Written task
Records follow. Copy every line with "this".

Dataset records
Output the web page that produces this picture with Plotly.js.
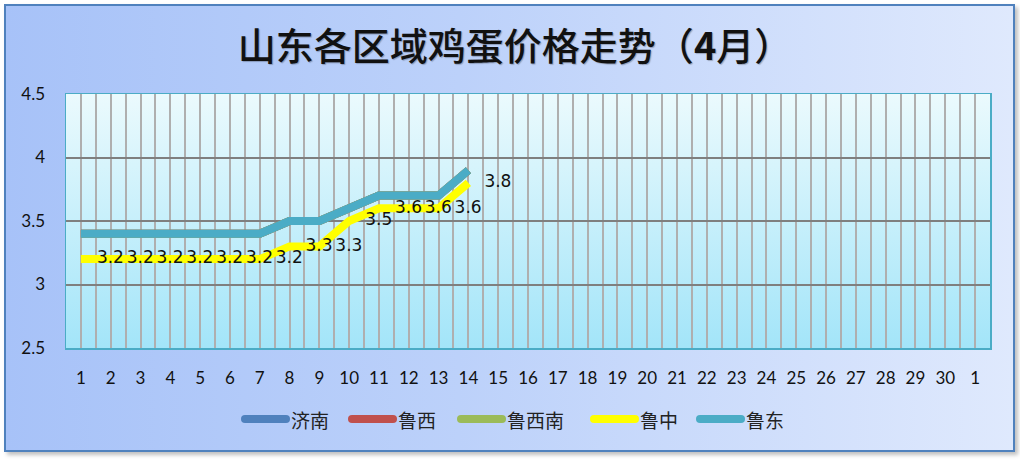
--
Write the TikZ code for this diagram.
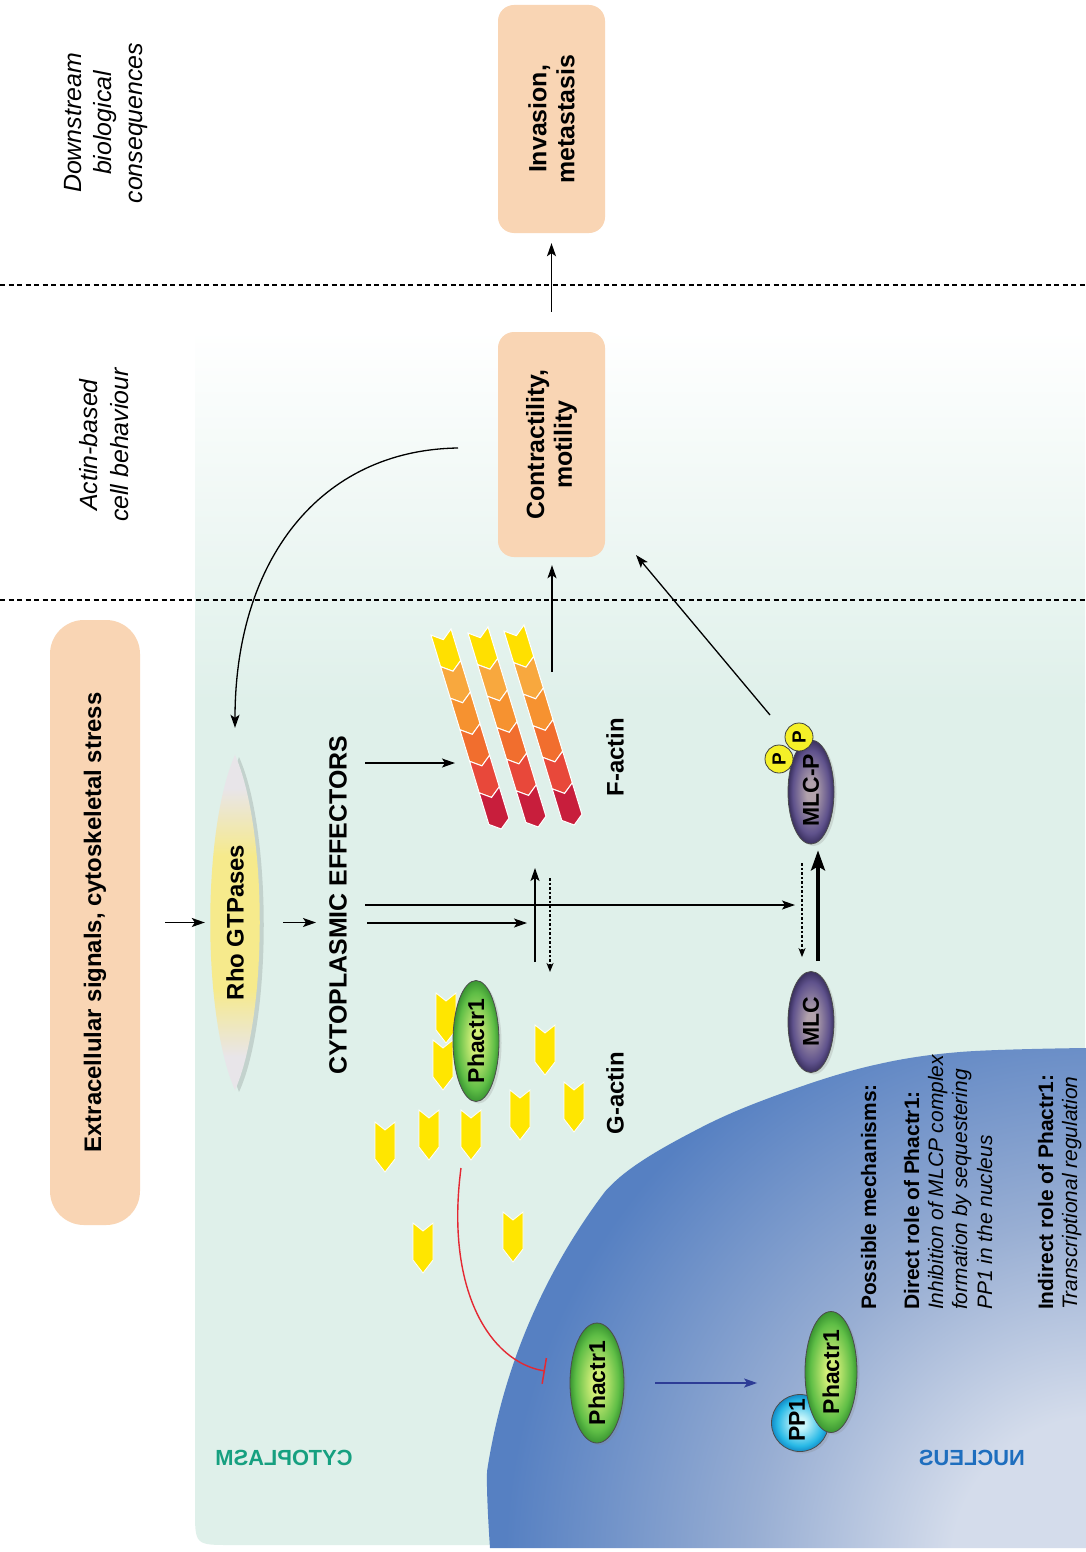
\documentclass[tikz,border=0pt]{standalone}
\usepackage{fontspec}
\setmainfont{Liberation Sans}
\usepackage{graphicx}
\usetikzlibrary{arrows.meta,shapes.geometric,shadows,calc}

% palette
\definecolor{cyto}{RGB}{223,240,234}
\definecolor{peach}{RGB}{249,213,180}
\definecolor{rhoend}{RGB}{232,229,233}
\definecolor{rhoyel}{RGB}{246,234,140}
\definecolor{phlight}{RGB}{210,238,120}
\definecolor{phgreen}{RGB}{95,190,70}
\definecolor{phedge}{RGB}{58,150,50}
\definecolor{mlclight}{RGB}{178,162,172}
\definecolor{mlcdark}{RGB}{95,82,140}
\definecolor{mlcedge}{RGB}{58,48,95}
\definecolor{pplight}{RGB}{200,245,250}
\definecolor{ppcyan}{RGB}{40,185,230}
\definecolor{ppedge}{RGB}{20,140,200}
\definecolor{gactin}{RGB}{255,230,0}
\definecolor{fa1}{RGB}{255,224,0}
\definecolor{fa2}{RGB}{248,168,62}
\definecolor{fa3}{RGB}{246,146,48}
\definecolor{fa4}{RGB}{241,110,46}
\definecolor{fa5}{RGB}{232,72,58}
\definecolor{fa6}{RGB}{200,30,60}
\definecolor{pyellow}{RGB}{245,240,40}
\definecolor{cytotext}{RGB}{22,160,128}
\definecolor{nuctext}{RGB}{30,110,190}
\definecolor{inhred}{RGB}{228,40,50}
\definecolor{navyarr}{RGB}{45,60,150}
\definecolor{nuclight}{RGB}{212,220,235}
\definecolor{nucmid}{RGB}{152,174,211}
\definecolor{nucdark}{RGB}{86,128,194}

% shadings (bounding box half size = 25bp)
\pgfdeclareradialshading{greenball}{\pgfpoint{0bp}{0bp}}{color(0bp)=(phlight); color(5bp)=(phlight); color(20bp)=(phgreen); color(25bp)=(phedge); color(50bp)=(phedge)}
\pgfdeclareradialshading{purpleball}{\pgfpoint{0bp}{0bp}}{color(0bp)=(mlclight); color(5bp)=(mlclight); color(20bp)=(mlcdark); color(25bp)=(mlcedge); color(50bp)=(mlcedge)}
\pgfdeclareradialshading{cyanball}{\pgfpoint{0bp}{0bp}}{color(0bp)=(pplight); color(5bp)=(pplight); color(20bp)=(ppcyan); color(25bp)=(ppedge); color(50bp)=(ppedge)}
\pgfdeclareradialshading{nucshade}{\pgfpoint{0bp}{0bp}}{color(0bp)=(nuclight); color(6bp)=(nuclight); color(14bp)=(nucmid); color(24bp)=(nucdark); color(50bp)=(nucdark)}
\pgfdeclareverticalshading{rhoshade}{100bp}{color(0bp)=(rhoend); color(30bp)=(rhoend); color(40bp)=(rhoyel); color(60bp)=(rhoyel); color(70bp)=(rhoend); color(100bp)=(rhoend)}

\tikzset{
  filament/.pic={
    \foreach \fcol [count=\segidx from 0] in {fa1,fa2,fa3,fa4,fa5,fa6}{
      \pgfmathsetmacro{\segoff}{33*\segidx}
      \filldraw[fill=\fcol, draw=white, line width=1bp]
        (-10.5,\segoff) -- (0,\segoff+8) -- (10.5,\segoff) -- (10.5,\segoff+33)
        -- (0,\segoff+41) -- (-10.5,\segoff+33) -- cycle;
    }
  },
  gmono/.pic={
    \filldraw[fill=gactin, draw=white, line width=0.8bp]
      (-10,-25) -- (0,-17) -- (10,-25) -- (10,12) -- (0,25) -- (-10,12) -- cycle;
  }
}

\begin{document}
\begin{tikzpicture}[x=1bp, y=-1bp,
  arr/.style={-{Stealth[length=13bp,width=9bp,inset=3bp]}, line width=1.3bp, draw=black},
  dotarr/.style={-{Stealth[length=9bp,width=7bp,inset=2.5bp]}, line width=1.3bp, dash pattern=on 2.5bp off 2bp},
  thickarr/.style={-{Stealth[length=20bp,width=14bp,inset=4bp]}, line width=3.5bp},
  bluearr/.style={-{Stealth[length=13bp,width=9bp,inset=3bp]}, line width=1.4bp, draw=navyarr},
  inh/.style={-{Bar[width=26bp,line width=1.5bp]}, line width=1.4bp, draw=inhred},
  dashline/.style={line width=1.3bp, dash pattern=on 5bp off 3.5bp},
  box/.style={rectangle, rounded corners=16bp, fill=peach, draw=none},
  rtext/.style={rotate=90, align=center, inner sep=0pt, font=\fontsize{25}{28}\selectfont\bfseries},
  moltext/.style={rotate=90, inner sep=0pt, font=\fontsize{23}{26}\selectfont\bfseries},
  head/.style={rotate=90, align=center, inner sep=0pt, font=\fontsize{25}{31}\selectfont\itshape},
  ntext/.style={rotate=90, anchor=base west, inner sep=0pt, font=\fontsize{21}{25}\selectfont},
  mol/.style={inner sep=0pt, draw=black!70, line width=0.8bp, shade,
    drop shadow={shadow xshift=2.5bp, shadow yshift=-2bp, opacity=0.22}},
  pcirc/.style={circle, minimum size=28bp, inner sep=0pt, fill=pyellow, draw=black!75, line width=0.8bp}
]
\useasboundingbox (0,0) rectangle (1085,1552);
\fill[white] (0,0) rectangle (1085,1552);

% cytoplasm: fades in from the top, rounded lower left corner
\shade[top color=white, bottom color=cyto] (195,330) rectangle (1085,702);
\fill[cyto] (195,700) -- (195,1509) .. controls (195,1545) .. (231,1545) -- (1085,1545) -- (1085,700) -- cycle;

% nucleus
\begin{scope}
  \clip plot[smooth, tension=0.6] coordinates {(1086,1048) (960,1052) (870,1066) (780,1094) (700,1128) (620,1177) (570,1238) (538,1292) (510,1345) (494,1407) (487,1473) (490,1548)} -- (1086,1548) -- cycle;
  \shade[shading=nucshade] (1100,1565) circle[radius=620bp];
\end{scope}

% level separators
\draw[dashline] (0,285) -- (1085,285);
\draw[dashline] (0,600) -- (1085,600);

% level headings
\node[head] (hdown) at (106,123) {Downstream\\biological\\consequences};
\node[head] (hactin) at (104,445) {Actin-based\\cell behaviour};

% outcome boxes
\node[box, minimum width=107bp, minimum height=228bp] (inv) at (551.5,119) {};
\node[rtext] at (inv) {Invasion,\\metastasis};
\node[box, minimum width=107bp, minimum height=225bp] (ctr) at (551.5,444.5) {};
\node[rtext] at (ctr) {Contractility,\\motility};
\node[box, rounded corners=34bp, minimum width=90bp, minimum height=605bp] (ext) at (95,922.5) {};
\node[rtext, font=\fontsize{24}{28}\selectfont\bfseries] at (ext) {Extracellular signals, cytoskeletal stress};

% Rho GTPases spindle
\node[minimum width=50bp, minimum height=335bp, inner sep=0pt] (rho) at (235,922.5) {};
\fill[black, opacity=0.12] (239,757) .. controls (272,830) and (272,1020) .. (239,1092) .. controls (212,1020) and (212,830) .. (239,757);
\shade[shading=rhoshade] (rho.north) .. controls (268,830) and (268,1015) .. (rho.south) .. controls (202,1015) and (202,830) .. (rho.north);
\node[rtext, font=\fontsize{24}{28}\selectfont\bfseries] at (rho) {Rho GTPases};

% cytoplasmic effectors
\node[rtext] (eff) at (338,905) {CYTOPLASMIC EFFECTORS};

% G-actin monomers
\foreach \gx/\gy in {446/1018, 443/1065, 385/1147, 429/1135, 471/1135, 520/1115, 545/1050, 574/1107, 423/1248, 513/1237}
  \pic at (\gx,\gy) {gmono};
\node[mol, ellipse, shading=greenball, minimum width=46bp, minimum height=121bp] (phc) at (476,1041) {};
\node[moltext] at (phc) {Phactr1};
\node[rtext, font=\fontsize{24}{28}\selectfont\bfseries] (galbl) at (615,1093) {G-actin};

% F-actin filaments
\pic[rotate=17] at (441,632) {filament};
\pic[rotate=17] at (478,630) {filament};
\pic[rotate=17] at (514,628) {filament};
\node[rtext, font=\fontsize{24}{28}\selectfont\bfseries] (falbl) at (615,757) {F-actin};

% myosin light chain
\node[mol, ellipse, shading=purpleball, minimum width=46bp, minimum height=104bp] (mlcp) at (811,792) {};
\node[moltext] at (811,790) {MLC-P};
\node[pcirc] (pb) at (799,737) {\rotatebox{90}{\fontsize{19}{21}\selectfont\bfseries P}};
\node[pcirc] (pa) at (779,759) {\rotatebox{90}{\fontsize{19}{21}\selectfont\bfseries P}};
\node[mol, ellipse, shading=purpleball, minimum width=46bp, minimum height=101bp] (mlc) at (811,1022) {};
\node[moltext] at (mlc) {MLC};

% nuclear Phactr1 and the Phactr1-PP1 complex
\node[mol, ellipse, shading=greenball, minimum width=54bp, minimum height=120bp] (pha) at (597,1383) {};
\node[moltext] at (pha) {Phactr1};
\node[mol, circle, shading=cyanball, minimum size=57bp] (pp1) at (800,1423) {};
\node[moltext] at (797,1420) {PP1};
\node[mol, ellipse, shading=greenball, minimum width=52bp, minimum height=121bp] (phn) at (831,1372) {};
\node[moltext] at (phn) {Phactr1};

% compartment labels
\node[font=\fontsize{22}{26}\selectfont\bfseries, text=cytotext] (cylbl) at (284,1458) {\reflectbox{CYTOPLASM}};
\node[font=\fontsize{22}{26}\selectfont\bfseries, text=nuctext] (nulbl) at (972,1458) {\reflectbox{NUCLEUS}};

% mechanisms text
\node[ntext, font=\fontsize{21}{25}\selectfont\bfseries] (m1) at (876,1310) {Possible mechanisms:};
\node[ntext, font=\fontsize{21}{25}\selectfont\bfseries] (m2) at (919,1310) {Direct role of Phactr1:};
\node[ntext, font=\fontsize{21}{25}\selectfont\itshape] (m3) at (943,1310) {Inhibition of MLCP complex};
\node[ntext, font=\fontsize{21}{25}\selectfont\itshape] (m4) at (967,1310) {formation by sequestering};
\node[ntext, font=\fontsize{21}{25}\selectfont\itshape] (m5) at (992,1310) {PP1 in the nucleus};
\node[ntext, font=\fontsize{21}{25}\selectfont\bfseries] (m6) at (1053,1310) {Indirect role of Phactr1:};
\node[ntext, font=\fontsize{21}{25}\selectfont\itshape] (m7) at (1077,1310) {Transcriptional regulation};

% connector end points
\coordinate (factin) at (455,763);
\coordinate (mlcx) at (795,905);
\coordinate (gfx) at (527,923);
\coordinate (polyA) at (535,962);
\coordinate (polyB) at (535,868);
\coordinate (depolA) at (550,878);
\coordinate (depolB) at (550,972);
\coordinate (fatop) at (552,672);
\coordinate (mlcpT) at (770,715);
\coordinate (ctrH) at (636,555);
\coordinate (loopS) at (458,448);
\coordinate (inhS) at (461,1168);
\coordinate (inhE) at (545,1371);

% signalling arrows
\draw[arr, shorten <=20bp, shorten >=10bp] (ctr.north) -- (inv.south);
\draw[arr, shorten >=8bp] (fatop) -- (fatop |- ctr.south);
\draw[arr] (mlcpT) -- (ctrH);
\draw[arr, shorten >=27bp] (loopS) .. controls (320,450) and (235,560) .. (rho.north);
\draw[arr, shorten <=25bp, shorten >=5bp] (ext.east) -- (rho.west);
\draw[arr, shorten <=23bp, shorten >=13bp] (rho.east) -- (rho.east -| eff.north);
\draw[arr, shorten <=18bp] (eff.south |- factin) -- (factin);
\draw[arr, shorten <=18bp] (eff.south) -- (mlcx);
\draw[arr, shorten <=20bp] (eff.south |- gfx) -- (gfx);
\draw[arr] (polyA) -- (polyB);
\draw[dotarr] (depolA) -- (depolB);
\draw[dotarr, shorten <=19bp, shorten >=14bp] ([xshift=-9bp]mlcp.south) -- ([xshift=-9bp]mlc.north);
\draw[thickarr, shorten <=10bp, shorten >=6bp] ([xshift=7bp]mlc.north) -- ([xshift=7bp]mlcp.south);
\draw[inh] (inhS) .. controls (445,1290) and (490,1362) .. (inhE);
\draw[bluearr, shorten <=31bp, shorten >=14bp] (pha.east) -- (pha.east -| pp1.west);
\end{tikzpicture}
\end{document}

Task output
Output the web page that produces this picture with Plotly.js.
Write the TikZ code for this diagram.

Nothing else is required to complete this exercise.